A total of 70 nine-car Class 345 Aventra electric multiple units are being built by Bombardier Transportation in Derby for the soon-to-be Elizabeth Line (currently Crossrail). The first train entered service in June 2017 between London Liverpool Street and Shenfield, which is the only route on which the trains have been used so far.
Porterbrook’s first brand new Class 769 Flex bi-mode conversion – an innovative capacity-boosting electric multiple unit converted to include a diesel engine. The first Flex is due to enter traffic with Northern soon. The Flex are being converted from redundant Class 319 EMUs at Brush Traction (Loughborough).

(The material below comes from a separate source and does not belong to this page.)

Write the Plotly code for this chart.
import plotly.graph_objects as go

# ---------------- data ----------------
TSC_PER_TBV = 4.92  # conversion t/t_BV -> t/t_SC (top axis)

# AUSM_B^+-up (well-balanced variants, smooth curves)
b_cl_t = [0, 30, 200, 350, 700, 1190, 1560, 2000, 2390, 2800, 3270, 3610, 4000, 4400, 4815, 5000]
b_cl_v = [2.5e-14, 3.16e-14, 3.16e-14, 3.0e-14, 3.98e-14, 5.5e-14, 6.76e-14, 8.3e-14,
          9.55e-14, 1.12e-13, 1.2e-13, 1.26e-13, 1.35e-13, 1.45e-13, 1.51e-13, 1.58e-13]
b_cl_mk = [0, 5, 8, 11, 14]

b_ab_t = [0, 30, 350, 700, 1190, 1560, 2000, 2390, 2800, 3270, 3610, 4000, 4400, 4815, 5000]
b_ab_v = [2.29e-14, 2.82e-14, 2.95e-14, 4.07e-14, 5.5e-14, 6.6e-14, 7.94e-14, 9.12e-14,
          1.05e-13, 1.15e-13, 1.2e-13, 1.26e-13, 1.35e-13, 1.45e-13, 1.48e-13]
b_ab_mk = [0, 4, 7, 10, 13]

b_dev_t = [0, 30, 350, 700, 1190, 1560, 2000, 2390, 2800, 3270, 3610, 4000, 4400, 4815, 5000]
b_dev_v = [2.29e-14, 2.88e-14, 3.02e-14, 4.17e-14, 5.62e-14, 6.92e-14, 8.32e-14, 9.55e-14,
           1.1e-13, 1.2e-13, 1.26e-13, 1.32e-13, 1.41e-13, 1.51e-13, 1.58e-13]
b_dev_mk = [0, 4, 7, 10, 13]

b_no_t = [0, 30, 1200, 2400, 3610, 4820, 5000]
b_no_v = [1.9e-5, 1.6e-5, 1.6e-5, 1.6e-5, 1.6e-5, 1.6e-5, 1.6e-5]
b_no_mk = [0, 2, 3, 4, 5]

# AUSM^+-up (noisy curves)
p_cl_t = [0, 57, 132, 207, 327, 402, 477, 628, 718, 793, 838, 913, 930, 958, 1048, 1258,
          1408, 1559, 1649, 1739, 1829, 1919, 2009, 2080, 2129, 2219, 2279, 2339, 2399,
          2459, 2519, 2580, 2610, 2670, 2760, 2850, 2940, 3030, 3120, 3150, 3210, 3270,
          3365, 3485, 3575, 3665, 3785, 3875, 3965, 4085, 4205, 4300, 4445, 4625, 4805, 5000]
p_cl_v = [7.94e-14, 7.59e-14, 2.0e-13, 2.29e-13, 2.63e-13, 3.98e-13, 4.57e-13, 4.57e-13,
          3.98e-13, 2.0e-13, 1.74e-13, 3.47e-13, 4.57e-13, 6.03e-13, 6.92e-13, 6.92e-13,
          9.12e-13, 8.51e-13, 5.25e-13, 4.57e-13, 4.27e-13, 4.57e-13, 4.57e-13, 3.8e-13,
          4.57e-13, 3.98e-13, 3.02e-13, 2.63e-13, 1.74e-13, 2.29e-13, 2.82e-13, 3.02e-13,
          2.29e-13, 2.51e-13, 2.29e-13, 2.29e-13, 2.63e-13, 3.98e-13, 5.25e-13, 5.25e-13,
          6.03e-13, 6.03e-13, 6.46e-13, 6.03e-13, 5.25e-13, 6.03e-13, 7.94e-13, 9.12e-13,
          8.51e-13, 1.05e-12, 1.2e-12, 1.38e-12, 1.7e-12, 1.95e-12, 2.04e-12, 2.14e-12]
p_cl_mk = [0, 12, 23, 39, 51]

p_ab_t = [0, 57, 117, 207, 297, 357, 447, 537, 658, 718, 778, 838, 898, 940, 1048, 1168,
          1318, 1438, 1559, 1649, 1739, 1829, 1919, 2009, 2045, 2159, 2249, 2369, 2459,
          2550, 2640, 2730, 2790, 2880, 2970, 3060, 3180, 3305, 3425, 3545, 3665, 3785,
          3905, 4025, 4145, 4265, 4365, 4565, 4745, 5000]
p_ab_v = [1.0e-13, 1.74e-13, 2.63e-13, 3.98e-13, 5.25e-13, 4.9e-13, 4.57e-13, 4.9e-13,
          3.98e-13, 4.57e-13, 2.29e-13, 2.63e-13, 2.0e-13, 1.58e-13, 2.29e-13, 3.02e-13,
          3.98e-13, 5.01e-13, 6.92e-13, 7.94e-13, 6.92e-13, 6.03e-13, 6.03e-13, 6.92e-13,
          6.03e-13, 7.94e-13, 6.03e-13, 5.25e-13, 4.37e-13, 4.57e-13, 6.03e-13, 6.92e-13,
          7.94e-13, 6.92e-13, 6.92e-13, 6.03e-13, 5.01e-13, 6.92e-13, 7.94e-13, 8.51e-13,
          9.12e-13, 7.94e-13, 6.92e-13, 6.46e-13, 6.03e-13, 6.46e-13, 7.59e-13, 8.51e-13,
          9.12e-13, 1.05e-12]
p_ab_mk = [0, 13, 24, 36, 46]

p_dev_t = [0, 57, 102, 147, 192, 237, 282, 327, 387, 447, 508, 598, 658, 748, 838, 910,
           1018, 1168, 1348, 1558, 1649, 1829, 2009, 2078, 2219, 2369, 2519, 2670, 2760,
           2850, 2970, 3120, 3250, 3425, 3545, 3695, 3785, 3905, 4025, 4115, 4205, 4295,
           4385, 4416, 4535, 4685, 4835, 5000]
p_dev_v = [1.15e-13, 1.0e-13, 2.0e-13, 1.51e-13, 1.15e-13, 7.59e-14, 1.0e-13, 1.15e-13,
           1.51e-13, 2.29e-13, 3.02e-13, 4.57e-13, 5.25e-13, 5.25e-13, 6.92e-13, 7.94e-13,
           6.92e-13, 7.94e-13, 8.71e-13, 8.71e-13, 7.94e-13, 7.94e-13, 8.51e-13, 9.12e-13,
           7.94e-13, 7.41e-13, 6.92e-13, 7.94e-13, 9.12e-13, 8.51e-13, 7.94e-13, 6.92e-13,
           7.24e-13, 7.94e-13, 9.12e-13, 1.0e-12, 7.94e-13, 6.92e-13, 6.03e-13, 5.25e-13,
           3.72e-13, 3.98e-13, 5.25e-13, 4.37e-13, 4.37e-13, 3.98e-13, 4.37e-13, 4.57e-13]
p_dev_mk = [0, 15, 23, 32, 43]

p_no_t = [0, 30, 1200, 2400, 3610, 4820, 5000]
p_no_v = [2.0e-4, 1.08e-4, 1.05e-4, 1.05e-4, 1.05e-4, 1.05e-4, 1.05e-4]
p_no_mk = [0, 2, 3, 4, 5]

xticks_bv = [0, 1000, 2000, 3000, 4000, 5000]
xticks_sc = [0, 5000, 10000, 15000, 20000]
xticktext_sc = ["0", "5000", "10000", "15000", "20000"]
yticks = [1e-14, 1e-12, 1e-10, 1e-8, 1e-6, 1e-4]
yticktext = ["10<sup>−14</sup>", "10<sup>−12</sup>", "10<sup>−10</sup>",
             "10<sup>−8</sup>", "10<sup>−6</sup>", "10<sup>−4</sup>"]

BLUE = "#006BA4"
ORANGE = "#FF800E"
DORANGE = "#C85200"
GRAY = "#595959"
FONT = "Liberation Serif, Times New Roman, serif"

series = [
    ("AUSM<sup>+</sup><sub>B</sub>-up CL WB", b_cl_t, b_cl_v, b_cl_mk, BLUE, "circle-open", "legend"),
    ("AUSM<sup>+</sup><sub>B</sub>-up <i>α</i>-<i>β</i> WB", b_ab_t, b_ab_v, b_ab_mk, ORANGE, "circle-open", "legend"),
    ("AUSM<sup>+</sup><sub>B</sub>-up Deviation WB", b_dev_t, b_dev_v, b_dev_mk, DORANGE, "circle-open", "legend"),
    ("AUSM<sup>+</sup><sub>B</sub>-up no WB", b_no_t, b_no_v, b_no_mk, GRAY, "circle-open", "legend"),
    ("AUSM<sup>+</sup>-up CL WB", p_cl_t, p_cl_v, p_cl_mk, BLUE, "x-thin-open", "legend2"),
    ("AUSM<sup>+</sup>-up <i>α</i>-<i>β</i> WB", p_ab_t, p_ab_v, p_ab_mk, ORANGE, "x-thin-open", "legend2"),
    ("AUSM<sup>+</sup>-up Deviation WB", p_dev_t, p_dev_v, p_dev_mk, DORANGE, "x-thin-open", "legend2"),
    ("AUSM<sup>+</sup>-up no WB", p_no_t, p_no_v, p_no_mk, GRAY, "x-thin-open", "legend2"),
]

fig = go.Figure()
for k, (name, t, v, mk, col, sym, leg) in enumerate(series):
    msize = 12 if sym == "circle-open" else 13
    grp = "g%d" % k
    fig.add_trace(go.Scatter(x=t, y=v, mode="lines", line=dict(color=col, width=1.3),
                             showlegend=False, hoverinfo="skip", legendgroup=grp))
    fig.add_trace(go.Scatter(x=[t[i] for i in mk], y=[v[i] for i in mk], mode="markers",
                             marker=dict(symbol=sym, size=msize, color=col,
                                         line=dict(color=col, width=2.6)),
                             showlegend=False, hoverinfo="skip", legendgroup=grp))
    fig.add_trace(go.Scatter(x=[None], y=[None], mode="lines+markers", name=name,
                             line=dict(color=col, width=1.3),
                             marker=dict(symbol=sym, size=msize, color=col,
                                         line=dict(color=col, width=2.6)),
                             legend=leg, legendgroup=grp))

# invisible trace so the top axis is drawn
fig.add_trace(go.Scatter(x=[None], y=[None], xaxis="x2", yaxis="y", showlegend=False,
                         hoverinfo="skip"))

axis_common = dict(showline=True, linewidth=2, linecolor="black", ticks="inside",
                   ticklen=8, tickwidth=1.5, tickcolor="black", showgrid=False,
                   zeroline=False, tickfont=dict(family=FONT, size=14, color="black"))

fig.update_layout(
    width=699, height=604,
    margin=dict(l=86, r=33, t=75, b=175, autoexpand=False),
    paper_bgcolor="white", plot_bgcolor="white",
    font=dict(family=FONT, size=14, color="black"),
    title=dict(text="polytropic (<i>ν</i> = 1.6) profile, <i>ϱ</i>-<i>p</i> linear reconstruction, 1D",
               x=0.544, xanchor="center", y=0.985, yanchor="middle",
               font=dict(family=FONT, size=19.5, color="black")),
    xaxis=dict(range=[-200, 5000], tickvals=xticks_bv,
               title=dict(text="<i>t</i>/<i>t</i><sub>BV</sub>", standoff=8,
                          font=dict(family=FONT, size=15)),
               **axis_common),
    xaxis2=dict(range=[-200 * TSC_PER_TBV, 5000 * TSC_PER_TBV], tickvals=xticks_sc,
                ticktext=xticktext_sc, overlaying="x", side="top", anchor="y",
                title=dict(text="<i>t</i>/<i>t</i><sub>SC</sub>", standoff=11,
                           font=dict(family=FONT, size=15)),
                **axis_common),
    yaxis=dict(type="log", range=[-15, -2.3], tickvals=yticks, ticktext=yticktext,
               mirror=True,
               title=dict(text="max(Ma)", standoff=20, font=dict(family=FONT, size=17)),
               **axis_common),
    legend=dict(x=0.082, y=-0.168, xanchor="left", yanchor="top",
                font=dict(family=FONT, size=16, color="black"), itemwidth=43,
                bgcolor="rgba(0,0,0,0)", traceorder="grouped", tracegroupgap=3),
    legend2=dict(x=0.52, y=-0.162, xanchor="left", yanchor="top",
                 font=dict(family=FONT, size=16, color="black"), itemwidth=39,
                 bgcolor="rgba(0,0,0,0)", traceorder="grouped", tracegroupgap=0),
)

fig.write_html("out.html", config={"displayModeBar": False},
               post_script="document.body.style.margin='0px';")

The UK’s first fuel cell locomotive, built by the University of Birmingham’s Centre for Research and Education (BCRRE). The Hydrogen Hero was built for the first Institution of Mechanical Engineers Railway Challenge in 2012. Since then, it has been upgraded to include as much new technology as possible and is now a hybrid with a supercapacitor energy storage, a silicon carbide inverter drive, and permanent magnet AC motors.

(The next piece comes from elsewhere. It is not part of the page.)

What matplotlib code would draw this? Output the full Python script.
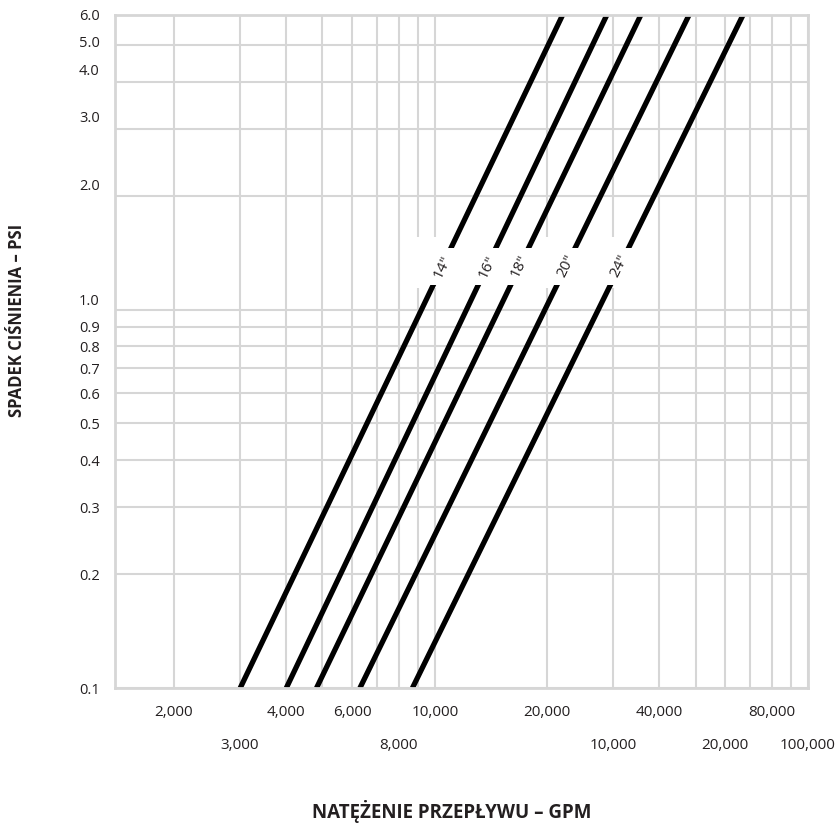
import numpy as np
import matplotlib
matplotlib.use('Agg')
import matplotlib.pyplot as plt
import matplotlib.transforms as mtransforms
from matplotlib.patches import Rectangle
from matplotlib.ticker import NullLocator

plt.rcParams['font.family'] = ['Open Sans', 'DejaVu Sans']

# rozmiary rur + natezenie przeplywu (GPM) na koncach linii
sizes = ['14"', '16"', '18"', '20"', '24"']
psi_ends = [0.1, 6.0]
gpm_low = [3010, 4000, 4820, 6300, 8710]       # przy 0.1 psi
gpm_high = [22000, 28900, 35650, 48000, 66970]  # przy 6.0 psi

# linie siatki
x_grid = [2000, 3000, 4000, 5000, 6000, 7000, 8000, 9000, 10000,
          20000, 30000, 40000, 50000, 60000, 70000, 80000, 90000, 100000]
y_grid = [0.1, 0.2, 0.3, 0.4, 0.5, 0.6, 0.7, 0.8, 0.9, 1.0,
          2.0, 3.0, 4.0, 5.0, 6.0]

# opisy osi X - dwa rzedy, tak jak w oryginale
x_ticks_top = [2000, 4000, 6000, 10000, 20000, 40000, 80000]
x_labels_top = ['2,000', '4,000', '6,000', '10,000', '20,000', '40,000', '80,000']
x_ticks_bottom = [3000, 8000, 30000, 60000, 100000]
x_labels_bottom = ['3,000', '8,000', '10,000', '20,000', '100,000']

y_ticks = y_grid
y_labels = ['%.1f' % v for v in y_ticks]

grid_col = '#d6d6d6'
txt_col = '#231f20'

fig = plt.figure(figsize=(8.38, 8.25), dpi=100)
ax = fig.add_axes([115 / 838, 1 - 688 / 825, (808 - 115) / 838, (688 - 15) / 825])
ax.set_xscale('log')
ax.set_yscale('log')
ax.set_xlim(1390, 100000)
ax.set_ylim(0.1, 6.0)

for x in x_grid:
    ax.axvline(x, color=grid_col, lw=1.5, zorder=0)
for y in y_grid:
    ax.axhline(y, color=grid_col, lw=1.5, zorder=0)

for sp in ax.spines.values():
    sp.set_color(grid_col)
    sp.set_linewidth(2)

# ticki
ax.set_xticks(x_ticks_top, x_labels_top)
ax.set_xticks(x_ticks_bottom, x_labels_bottom, minor=True)
ax.set_yticks(y_ticks, y_labels)
ax.yaxis.set_minor_locator(NullLocator())
ax.tick_params(axis='x', which='major', length=0, pad=12, labelsize=11, labelcolor=txt_col)
ax.tick_params(axis='x', which='minor', length=0, pad=36, labelsize=11, labelcolor=txt_col)
ax.tick_params(axis='y', length=0, pad=11, labelsize=10.5, labelcolor=txt_col)

# etykiety 1.0 - 5.0 lekko w gore (jak w oryginale)
nudge = {'1.0': 10, '2.0': 11, '3.0': 12, '4.0': 12, '5.0': 3}
for lab in ax.get_yticklabels():
    dy = nudge.get(lab.get_text(), 0)
    if dy:
        lab.set_transform(lab.get_transform() +
                          mtransforms.ScaledTranslation(0, dy / 100, fig.dpi_scale_trans))

# biały pas pod opisami rur
band_x = (8570, 36550)
ax.add_patch(Rectangle((band_x[0], 1.14), band_x[1] - band_x[0], 1.55 - 1.14,
                       facecolor='white', edgecolor='none', zorder=1))

for i in range(len(sizes)):
    ax.plot([gpm_low[i], gpm_high[i]], psi_ends, color='black', lw=3.8,
            solid_capstyle='butt', zorder=2)

ax.add_patch(Rectangle((band_x[0], 1.16), band_x[1] - band_x[0], 1.45 - 1.16,
                       facecolor='white', edgecolor='none', zorder=3))

# opisy rur, obrócone wzdłuż linii
y_lab = 1.3
for i, s in enumerate(sizes):
    lx = np.log10([gpm_low[i], gpm_high[i]])
    ly = np.log10(psi_ends)
    x_lab = 10 ** np.interp(np.log10(y_lab), ly, lx)
    p1 = ax.transData.transform((gpm_low[i], psi_ends[0]))
    p2 = ax.transData.transform((gpm_high[i], psi_ends[1]))
    ang = np.degrees(np.arctan2(p2[1] - p1[1], p2[0] - p1[0]))
    ax.text(x_lab, y_lab, s, rotation=ang, rotation_mode='anchor',
            ha='center', va='center', fontsize=11, color=txt_col, zorder=4)

fig.text(0.020, 0.612, 'SPADEK CIŚNIENIA – PSI', rotation=90, ha='center', va='center',
         fontsize=12, fontweight='bold', color=txt_col)
fig.text(0.539, 0.016, 'NATĘŻENIE PRZEPŁYWU – GPM', ha='center', va='center',
         fontsize=13.5, fontweight='bold', color=txt_col)

fig.savefig('out.png', dpi=100)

Plain Line Pattern Recognition 1 is one of five trains Network Rail has that captures high-definition imagers combined with track geometry information which, when analysed with complex computer algorithms, enables candidate defects with the track to be highlighted. It replaces a method of basic visual inspection on plain line track and represents a major step forward in the detection of track faults such as missing rail fastenings and damage to sleepers.
Vivarail’s battery-powered D-Train - the first of which is in its final-build stage, and is set to be ready for passenger service by the summer. Vivarail was awarded a grant by Innovation UK in July 2017 for development of battery technology in its trains. These trains are built using the aluminium bodyshell and bogies of the now-retired London Underground Bombardier D-Stock trains.